Our proposal is consistent with the consent-based siting initiative to site waste storage and disposal facilities initiated by the Department of Energy in late 2015.  This open process ensures that states have a meaningful voice in the process and that no state will be forced to accept nuclear waste against its own will.  Identifying communities that are willing to host long-term repositories, rather than forcing it upon a state that strongly opposed such a site for decades, is the only viable solution to our nation’s nuclear waste problem. 

Failure to do so will only make the problem worse at a greater cost to the American taxpayer.  The Department of Energy has estimated that $15 billion has already been spent on Yucca and that $82 billion more would be needed to finish the relicensing, infrastructure, transportation, operation, and decommissioning of the site.  This is in addition to the significant safety and environmental concerns with the project.  We remain deeply concerned about the dangers of transporting this high-level nuclear waste along the proposed waste transportation routes.  We’re looking at shipping 9,495 rail casks in 2,800 trains, and 2,650 trucks hauling one case each to Yucca Mountain over 50 years. 
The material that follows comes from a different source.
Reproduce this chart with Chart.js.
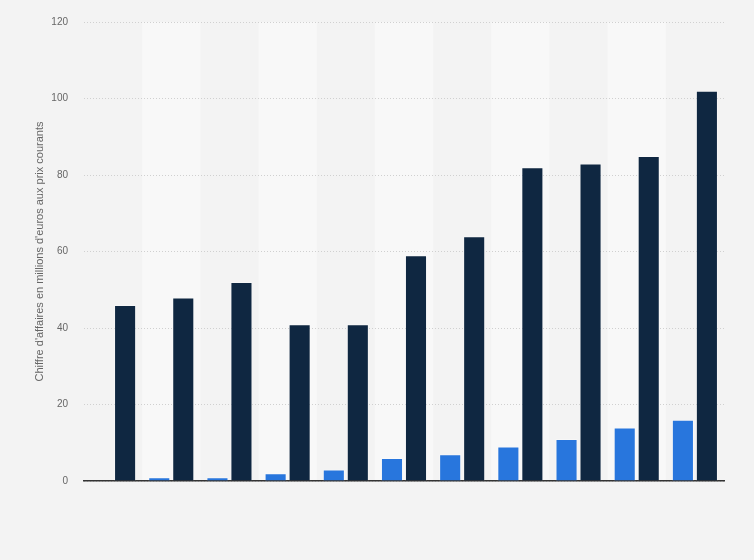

And, even putting aside the site’s vulnerabilities to corrosion and groundwater contamination, lack of state consent, and transportation concerns, the site would not be available to receive waste for decades.  We believe there is growing support for consent-based interim storage sites that could address waste storage concerns in a shorter period of time and a lower cost to the taxpayer.  We strongly believe this process should not be held up by attempts to re-license a repository at Yucca.

We recognize that the nominees considered before the Committee today have a history and record of strongly supporting moving forward with the Yucca Mountain repository.  We remain hopeful that the nominees, if confirmed, approach this issue without any pre-existing bias and conflicts of interest.  Furthermore, we look forward to questioning the nominees at a later date on these issues to ensure that they are fully aware of the hundreds of contentions filed by our state on this ill-conceived project. 

Thank you Mr. Chairman, and we look forward to hearing from the witnesses today.